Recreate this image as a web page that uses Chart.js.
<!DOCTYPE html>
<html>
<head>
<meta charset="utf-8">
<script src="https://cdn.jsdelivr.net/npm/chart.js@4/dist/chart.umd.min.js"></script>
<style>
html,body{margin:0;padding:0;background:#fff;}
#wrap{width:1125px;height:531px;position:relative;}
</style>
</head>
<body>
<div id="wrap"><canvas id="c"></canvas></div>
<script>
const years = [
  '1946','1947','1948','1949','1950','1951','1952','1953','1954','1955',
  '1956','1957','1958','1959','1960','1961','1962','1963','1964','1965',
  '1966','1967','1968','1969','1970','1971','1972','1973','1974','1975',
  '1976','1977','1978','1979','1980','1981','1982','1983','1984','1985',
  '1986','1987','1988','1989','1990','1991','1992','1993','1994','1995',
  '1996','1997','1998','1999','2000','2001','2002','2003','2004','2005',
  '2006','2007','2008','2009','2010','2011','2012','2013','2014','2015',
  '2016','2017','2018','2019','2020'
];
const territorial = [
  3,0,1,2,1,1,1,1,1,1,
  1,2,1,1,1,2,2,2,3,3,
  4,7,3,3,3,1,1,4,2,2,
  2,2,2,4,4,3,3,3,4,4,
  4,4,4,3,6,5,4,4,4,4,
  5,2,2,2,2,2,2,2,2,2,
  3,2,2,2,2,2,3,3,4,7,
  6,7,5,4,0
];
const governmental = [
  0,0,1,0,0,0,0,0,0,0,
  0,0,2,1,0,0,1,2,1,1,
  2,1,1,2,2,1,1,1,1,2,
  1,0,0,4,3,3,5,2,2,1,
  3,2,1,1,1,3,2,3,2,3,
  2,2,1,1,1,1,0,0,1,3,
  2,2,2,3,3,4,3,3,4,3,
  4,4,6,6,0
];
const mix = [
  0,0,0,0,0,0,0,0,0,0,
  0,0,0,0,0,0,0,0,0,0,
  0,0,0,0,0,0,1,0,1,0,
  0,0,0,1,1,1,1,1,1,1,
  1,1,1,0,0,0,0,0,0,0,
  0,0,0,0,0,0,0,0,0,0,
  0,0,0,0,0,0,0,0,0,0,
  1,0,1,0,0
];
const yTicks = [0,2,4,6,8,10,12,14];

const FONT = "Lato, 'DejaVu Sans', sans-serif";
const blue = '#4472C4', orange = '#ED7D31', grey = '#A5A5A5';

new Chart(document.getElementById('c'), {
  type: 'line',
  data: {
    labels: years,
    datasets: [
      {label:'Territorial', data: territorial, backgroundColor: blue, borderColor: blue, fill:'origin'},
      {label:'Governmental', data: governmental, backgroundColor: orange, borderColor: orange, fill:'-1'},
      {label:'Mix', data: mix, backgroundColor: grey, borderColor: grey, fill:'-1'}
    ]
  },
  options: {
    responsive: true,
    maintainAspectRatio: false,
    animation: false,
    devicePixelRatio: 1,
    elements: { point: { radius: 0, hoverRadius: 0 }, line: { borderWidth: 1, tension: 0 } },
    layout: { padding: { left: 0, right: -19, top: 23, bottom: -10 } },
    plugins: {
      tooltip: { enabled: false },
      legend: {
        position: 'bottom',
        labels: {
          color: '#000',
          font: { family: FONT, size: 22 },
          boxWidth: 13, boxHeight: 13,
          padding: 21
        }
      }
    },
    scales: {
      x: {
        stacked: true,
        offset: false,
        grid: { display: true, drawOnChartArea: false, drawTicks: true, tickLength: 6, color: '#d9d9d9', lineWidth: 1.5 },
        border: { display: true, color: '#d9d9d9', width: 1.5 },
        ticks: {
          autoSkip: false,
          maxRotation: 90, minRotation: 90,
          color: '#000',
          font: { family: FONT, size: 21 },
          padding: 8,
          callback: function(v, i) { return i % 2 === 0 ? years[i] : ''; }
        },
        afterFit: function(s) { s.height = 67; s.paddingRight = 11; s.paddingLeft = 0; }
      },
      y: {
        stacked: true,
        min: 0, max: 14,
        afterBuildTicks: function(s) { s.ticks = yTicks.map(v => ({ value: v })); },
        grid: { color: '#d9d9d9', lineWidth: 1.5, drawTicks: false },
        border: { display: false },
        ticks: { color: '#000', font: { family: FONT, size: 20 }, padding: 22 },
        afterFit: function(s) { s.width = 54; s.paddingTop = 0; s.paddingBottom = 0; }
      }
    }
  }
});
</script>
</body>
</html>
---
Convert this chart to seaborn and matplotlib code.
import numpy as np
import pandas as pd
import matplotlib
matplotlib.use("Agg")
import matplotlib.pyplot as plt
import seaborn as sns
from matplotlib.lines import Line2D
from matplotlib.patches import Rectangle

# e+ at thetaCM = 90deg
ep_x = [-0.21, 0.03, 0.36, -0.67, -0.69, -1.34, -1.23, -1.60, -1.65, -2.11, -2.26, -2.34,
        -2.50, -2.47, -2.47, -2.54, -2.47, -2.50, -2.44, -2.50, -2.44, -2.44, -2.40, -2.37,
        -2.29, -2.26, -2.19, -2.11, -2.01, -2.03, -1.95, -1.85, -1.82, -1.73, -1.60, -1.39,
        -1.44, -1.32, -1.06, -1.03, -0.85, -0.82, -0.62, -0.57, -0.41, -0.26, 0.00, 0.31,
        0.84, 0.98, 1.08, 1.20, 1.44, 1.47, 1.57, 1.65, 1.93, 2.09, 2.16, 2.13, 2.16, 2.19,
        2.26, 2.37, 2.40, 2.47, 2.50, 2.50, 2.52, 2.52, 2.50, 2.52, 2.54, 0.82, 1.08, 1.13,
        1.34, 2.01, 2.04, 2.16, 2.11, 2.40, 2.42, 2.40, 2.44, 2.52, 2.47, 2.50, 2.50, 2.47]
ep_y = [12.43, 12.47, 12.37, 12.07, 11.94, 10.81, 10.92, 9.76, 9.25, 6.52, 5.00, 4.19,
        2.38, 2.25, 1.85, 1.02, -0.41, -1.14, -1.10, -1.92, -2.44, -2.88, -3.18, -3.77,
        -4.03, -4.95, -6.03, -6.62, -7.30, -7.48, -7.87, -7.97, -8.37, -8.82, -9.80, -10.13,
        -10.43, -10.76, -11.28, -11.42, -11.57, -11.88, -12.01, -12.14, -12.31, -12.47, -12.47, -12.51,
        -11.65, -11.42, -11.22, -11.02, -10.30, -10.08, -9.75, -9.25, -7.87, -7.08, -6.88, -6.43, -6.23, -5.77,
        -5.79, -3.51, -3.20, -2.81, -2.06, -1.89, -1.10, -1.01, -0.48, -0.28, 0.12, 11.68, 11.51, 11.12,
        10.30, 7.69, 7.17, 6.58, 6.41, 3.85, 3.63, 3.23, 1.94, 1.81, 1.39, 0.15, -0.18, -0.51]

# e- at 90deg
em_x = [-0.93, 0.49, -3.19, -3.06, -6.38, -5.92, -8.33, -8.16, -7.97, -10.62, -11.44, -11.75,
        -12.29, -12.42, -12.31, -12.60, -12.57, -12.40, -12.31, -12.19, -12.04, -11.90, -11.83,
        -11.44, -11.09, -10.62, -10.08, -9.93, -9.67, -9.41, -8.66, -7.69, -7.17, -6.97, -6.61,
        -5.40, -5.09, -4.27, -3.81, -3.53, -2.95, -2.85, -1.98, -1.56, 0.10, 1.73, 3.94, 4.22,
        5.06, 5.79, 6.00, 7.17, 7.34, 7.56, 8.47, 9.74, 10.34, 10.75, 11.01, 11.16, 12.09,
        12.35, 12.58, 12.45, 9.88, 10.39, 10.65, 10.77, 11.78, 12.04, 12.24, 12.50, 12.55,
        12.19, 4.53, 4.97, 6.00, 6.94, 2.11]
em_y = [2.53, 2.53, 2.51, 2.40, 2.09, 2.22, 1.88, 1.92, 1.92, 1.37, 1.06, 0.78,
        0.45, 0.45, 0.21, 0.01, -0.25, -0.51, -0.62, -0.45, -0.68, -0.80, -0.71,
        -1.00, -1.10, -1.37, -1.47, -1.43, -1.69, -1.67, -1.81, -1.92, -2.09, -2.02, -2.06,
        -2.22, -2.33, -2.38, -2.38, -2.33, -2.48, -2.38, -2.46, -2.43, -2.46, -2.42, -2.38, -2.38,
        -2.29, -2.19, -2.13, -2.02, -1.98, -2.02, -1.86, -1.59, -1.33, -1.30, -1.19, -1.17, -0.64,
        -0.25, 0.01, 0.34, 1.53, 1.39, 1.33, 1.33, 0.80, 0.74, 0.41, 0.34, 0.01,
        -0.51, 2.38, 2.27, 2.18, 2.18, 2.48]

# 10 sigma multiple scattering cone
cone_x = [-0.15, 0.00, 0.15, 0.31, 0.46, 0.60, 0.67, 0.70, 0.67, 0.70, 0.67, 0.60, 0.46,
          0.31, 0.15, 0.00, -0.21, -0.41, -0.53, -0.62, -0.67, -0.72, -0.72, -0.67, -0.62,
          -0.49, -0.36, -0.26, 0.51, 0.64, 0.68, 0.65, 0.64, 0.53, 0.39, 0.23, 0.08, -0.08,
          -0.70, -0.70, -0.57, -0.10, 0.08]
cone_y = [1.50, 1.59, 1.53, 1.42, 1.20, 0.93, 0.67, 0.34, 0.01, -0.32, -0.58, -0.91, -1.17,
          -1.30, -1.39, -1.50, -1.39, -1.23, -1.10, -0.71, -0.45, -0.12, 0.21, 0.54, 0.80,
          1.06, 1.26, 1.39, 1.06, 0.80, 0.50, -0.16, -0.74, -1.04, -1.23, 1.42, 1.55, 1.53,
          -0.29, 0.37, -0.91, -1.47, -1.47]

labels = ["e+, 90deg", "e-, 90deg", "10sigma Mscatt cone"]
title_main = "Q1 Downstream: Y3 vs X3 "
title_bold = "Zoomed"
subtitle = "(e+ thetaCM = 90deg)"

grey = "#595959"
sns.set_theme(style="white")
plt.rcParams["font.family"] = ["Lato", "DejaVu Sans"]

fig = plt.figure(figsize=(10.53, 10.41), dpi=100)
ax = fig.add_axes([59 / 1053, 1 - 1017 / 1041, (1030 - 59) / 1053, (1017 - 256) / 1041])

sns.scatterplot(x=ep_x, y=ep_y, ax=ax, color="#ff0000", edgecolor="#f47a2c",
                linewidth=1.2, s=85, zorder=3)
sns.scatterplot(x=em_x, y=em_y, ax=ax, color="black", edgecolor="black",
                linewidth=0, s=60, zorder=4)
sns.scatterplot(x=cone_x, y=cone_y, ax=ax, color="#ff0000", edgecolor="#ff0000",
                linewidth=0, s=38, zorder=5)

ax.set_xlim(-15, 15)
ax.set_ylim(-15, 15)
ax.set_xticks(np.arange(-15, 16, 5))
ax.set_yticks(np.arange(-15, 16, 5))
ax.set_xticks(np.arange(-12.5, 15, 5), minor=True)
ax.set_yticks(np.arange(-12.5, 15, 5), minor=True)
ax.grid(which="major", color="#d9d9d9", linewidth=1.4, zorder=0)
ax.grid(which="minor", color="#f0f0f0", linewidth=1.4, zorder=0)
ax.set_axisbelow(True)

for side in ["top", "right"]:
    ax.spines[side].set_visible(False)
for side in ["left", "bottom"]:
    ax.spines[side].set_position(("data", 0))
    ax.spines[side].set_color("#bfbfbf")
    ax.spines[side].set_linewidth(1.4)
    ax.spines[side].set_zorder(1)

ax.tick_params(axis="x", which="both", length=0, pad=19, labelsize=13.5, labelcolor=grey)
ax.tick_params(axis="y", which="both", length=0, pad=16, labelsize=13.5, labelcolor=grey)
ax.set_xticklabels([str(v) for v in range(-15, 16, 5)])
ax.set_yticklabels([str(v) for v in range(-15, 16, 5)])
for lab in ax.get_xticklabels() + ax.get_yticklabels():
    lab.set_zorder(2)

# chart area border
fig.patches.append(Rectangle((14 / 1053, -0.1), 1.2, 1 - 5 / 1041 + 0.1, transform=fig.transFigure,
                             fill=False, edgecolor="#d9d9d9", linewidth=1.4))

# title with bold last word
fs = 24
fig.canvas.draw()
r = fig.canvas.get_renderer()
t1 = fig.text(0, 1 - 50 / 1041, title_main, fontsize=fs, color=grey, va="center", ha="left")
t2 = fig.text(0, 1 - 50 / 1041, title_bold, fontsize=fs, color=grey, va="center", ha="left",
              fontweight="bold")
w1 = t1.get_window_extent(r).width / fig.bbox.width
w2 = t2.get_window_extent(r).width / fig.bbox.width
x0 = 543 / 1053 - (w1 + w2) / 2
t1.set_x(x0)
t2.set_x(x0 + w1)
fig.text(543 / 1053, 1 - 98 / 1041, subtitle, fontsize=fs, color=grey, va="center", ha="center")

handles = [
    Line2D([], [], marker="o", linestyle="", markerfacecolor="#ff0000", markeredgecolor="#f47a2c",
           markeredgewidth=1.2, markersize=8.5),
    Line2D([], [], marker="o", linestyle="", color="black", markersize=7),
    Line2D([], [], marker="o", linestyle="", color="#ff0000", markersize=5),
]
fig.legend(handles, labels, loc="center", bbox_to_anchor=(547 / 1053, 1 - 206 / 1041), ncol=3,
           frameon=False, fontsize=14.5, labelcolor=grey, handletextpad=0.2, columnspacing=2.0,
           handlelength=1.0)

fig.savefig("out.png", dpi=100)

Problem statement -
Which lines of the data above contain "this"? Copy each one.

Result -
Recreate this image as a web page that uses Chart.js.
Convert this chart to seaborn and matplotlib code.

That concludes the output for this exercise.